Convergence falls out of three properties stacked together:

• Both client and server run the same Transform function.

• The server's monotonic revision numbers give every operation a total order.

• Transform(a, b) is commutative over the pair: Running a then b' lands in the same place as running b then a'.

Stack those and every client ends up at the same document, regardless of the order their packets arrived in.

Heartbeats and reconnect

WebSocket pings every 54 seconds. A missed pong for 60 seconds tears the connection down. The client reconnects with exponential backoff capped at 30 seconds, and the server sends a fresh Snapshot to bring it back up to date. No replay-from-revision protocol, because re-sending the full document is cheaper than keeping a per-client cursor into the history buffer.

Presence is out of band

Remote cursor positions don't go through OT. They're sent as separate Presence { byte_offset, anchor } messages and broadcast as RemotePresence. The server doesn't persist them or care about ordering. The client receives them, stores them in a Map<clientId, { offset, anchor, color, name }>, and on every local render asks WASM to translate the byte offset to pixel coords before drawing the ghost cursor in JS. Decoupling presence from the document op stream means a chatty cursor doesn't churn the OT path, and presence loss is harmless, it'll re-arrive on the next mouse move.

Closing

There's a Stripe-backed Pro tier sitting alongside the editor which includes AI-generated shot lists and a handful of other filmmaking-oriented features, but it's a separate concern from the client app I've been writing about, so I've kept it out of scope here.

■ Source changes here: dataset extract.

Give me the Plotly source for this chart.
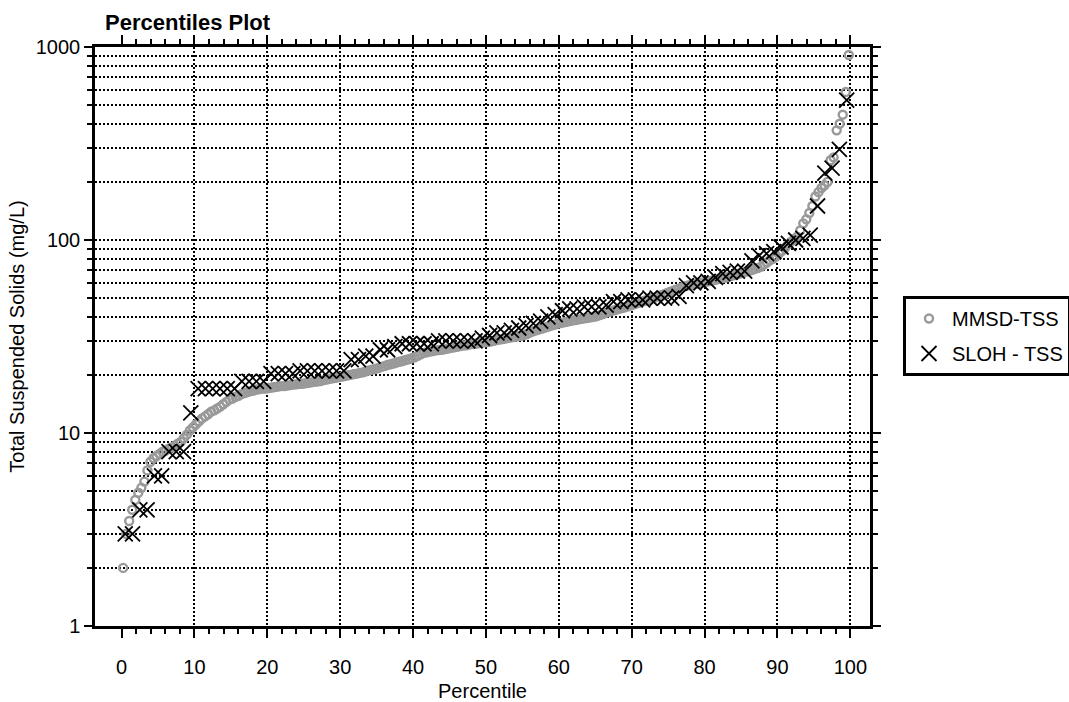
import plotly.graph_objects as go

# ---- data (sorted values) ----
mmsd_values = [
    2.0, 3.0, 3.5, 4.0, 4.5, 4.9, 5.2, 5.6, 6.4, 7.1,
    7.4, 7.6, 7.8, 8.0, 8.1, 8.3, 8.4, 8.6, 8.8, 9.0,
    9.4, 9.8, 10.3, 10.7, 11.1, 11.5, 11.9, 12.2, 12.5, 12.9,
    13.1, 13.4, 13.7, 14.1, 14.5, 14.9, 15.1, 15.4, 15.6, 15.9,
    16.1, 16.3, 16.5, 16.6, 16.8, 16.9, 17.0, 17.0, 17.1, 17.2,
    17.3, 17.4, 17.5, 17.5, 17.6, 17.7, 17.8, 17.9, 18.0, 18.0,
    18.1, 18.2, 18.3, 18.4, 18.5, 18.6, 18.8, 18.9, 19.1, 19.2,
    19.3, 19.5, 19.6, 19.7, 19.9, 20.0, 20.2, 20.3, 20.5, 20.6,
    20.9, 21.1, 21.3, 21.5, 21.7, 22.0, 22.2, 22.5, 22.7, 22.9,
    23.2, 23.4, 23.6, 23.9, 24.1, 24.4, 24.7, 25.1, 25.6, 26.0,
    26.2, 26.4, 26.6, 26.8, 26.9, 27.0, 27.2, 27.4, 27.6, 27.8,
    28.0, 28.2, 28.4, 28.5, 28.7, 28.9, 29.0, 29.2, 29.4, 29.5,
    29.6, 29.8, 30.0, 30.3, 30.5, 30.7, 30.9, 31.1, 31.3, 31.5,
    31.7, 31.9, 32.2, 32.6, 33.1, 33.6, 34.0, 34.4, 34.8, 35.2,
    35.6, 36.0, 36.4, 36.8, 37.1, 37.4, 37.7, 38.0, 38.3, 38.5,
    38.8, 39.0, 39.3, 39.5, 39.8, 40.0, 40.3, 40.8, 41.3, 41.9,
    42.4, 42.9, 43.4, 43.9, 44.3, 44.7, 45.2, 45.8, 46.3, 46.9,
    47.4, 48.0, 48.6, 49.2, 49.8, 50.3, 50.9, 51.6, 52.3, 53.0,
    53.8, 54.5, 55.3, 56.0, 56.8, 57.5, 58.2, 58.5, 58.9, 59.3,
    59.8, 60.3, 60.7, 61.2, 61.7, 62.2, 62.7, 63.2, 63.7, 64.2,
    64.9, 65.6, 66.3, 67.0, 67.7, 68.4, 69.1, 69.9, 70.8, 71.6,
    72.6, 74.5, 76.5, 78.5, 80.0, 82.0, 85.0, 88.0, 91.0, 95.0,
    98.0, 101.0, 104.0, 112.0, 122.0, 128.0, 138.0, 150.0, 168.0, 177.0,
    186.0, 192.0, 200.0, 259.0, 268.0, 370.0, 400.0, 446.0, 585.0, 909.0,
]

sloh_values = [
    3, 3, 4, 4, 6, 6, 8, 8, 8, 12.7,
    17, 17, 17, 17, 17, 17, 18.5, 18.5, 18.5, 18.5,
    20.3, 20.3, 20.3, 20.3, 21, 21, 21, 21, 21, 21,
    21, 24, 24, 25, 25, 27, 27, 28, 29, 29,
    29, 29, 29, 30, 30, 30, 30, 30, 30, 31,
    32, 33, 33, 34, 35, 36, 37, 38, 40, 41,
    43, 44, 44, 45, 45, 45, 46, 48, 48, 49,
    49, 49, 50, 50, 50, 50, 51, 58, 60, 60,
    61, 64, 67, 68, 69, 69, 78, 83, 85, 87,
    92, 96, 100, 102, 106, 150, 222, 236, 295, 530,
]

# percentile = rank position within each sorted sample
mmsd_pct = [100.0 * (i + 0.5) / len(mmsd_values) for i in range(len(mmsd_values))]
sloh_pct = [100.0 * (i + 0.5) / len(sloh_values) for i in range(len(sloh_values))]

x_ticks = [0, 10, 20, 30, 40, 50, 60, 70, 80, 90, 100]
x_minor = list(range(2, 100, 2))
x_grid = [10, 20, 30, 40, 50, 60, 70, 80, 90, 100]
y_major = [1, 10, 100, 1000]
y_minor = [2, 3, 4, 5, 6, 7, 8, 9, 20, 30, 40, 50, 60, 70, 80, 90,
           200, 300, 400, 500, 600, 700, 800, 900]

FONT = "Arial, 'Liberation Sans', Helvetica, sans-serif"
GRID_DASH = "2px,2px"
FS = 20

fig = go.Figure()
fig.add_trace(go.Scatter(
    x=mmsd_pct, y=mmsd_values, mode="markers", name="MMSD-TSS",
    legendgroup="a",
    marker=dict(symbol="circle-open", size=8, color="#999999",
                line=dict(width=2.4, color="#999999")),
))
fig.add_trace(go.Scatter(
    x=sloh_pct, y=sloh_values, mode="markers", name="SLOH - TSS",
    legendgroup="b",
    marker=dict(symbol="x-thin-open", size=15, color="black",
                line=dict(width=1.8, color="black")),
))
# invisible trace carrying the overlay axis that draws vertical grid lines at 10..100
fig.add_trace(go.Scatter(x=[None], y=[None], xaxis="x2", showlegend=False,
                         hoverinfo="skip"))

fig.update_layout(
    width=1069, height=702,
    margin=dict(l=95, r=199, t=47, b=76, autoexpand=False),
    paper_bgcolor="white", plot_bgcolor="white",
    font=dict(family=FONT, size=FS, color="black"),
    title=dict(text="Percentiles Plot", x=105 / 1069, xref="container",
               xanchor="left", y=1 - 22 / 702, yref="container", yanchor="middle",
               font=dict(family=FONT, size=22, color="black", weight="bold")),
    showlegend=True,
    legend=dict(x=903 / 1069, xref="container", xanchor="left",
                y=1 - 296 / 702, yref="container", yanchor="top",
                bordercolor="black", borderwidth=3, bgcolor="white",
                font=dict(family=FONT, size=FS, color="black"),
                itemwidth=36,
                tracegroupgap=6, traceorder="grouped"),
    xaxis=dict(
        range=[-3.65, 102.7], tickmode="array", tickvals=x_ticks,
        ticks="outside", ticklen=9, tickwidth=1.5, tickcolor="black",
        showline=True, linewidth=2.5, linecolor="black", mirror="ticks",
        showgrid=False, zeroline=False, automargin=False,
        minor=dict(tickmode="array", tickvals=x_minor, ticks="outside",
                   ticklen=5, tickwidth=1.5, tickcolor="black", showgrid=False),
        title=dict(text="Percentile", standoff=10,
                   font=dict(family=FONT, size=FS, color="black")),
        tickfont=dict(family=FONT, size=FS, color="black"),
        ticklabelstandoff=12,
    ),
    xaxis2=dict(
        overlaying="x", matches="x", side="bottom",
        tickmode="array", tickvals=x_grid, showticklabels=False, ticks="",
        showline=False, zeroline=False, automargin=False,
        showgrid=True, gridcolor="black", gridwidth=1.5, griddash=GRID_DASH,
    ),
    yaxis=dict(
        type="log", range=[0, 3], tickmode="array", tickvals=y_major,
        ticktext=[str(v) for v in y_major],
        ticks="outside", ticklen=8, tickwidth=1.5, tickcolor="black",
        showline=True, linewidth=2.5, linecolor="black", mirror="ticks",
        showgrid=True, gridcolor="black", gridwidth=1.5, griddash=GRID_DASH,
        zeroline=False, automargin=False,
        minor=dict(tickmode="array", tickvals=y_minor, ticks="outside",
                   ticklen=5, tickwidth=1.5, tickcolor="black",
                   showgrid=True, gridcolor="black", gridwidth=1.5,
                   griddash=GRID_DASH),
        title=dict(text="Total Suspended Solids (mg/L)", standoff=6,
                   font=dict(family=FONT, size=FS, color="black")),
        tickfont=dict(family=FONT, size=FS, color="black"),
        ticklabelstandoff=0,
    ),
)

fig.write_html("out.html")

A year in, the honest takeaway: building a custom text editor in Rust/WASM is one of the more rewarding things I've worked on, but it's hard to justify unless your document has structure that off-the-shelf editors actively fight against.

Screenplays do. Fixed column widths, heuristic element detection, page-break fixup with (MORE) / (CONT'D). If your product lives comfortably inside a contenteditable div or a Monaco instance, build it there. Reach for this kind of architecture only when the format is the product.